● DATASET CONTENT:
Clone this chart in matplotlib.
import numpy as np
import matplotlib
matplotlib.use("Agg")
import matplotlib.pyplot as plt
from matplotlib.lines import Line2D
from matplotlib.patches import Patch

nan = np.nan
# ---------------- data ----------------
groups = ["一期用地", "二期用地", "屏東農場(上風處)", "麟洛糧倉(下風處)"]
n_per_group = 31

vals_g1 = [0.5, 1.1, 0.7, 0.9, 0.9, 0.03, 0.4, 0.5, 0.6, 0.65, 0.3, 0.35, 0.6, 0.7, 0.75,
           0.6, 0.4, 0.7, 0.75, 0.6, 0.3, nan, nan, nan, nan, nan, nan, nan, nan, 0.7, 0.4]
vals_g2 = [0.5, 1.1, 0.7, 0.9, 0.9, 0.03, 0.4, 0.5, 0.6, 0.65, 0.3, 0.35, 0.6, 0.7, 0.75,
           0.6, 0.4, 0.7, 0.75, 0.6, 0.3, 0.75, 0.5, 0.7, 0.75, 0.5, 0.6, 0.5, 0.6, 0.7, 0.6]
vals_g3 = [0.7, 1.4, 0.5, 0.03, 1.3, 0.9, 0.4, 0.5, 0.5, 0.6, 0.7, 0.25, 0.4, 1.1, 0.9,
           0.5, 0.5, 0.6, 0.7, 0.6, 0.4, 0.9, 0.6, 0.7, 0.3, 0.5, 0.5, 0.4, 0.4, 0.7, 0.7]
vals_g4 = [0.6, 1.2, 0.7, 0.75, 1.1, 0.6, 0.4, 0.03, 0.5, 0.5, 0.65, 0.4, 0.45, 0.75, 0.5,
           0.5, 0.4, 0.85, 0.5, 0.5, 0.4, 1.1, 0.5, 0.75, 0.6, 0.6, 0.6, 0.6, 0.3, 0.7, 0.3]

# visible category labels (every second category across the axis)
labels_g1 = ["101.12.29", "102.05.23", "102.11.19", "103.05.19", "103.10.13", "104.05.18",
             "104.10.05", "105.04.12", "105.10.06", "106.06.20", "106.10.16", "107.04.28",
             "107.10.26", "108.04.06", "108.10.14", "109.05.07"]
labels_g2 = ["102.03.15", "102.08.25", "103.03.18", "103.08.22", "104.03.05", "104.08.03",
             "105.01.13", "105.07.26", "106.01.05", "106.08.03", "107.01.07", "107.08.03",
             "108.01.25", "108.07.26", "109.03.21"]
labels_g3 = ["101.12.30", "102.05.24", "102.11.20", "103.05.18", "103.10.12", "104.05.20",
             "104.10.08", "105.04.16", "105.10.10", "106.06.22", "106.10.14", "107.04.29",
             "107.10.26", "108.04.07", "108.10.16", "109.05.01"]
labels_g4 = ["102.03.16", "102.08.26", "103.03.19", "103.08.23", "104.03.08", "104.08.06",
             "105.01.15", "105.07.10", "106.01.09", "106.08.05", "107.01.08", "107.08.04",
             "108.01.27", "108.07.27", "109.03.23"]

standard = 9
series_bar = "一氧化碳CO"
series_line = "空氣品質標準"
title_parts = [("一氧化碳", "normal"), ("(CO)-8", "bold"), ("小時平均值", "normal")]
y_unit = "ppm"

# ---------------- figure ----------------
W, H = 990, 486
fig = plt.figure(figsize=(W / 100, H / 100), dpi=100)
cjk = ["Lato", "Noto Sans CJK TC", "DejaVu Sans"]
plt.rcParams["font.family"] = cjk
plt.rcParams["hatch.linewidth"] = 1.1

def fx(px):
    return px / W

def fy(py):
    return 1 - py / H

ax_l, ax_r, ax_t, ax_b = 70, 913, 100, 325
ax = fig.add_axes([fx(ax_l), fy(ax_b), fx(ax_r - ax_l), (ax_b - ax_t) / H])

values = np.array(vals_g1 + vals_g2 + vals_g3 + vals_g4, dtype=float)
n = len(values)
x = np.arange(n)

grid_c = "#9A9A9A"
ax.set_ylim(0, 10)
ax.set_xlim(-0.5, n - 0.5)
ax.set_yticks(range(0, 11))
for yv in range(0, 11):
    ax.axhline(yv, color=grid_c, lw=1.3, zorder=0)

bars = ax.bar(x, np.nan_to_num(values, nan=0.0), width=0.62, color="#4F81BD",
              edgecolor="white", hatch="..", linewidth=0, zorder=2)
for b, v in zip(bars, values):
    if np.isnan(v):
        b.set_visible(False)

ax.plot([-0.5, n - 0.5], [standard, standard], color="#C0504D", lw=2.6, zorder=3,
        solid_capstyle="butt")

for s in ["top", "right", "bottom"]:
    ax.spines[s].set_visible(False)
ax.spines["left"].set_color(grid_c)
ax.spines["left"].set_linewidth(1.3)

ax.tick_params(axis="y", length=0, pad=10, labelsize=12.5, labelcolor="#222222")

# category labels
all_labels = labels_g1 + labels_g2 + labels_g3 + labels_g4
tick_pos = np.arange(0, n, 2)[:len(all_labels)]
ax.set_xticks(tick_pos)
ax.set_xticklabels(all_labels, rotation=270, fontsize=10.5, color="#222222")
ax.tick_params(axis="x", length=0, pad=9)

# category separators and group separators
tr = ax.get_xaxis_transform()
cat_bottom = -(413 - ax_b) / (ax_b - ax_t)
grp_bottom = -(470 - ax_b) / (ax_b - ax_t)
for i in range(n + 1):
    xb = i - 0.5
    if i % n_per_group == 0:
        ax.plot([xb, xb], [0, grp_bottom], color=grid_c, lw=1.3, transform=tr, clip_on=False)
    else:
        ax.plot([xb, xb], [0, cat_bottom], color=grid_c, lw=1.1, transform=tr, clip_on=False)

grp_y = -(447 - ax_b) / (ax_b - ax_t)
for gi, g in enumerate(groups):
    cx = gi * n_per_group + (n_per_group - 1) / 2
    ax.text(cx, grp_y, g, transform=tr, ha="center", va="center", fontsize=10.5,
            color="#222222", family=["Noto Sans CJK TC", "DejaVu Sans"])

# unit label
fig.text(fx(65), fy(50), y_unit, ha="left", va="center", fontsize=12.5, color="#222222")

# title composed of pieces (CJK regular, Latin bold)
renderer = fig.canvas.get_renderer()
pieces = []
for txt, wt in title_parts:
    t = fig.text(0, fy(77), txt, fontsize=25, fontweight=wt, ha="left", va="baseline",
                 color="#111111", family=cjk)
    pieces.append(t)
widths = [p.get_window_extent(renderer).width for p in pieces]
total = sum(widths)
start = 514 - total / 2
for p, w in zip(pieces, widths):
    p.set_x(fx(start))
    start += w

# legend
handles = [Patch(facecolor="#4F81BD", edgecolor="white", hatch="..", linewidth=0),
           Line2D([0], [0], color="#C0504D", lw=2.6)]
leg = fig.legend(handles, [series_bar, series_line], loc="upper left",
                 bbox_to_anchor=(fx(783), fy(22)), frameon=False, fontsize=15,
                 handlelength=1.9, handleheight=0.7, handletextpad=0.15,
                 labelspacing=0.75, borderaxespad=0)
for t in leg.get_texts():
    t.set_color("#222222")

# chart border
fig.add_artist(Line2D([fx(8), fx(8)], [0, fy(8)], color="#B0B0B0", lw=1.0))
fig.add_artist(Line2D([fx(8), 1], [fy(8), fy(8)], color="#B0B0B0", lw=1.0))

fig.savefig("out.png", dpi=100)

● WRITTEN TASK: Look above and repeat, character for character, the lines from the first one to the line with "from matplotlib.patches import Patch", counting both.

● RESPONSE BELOW:
Clone this chart in matplotlib.
import numpy as np
import matplotlib
matplotlib.use("Agg")
import matplotlib.pyplot as plt
from matplotlib.lines import Line2D
from matplotlib.patches import Patch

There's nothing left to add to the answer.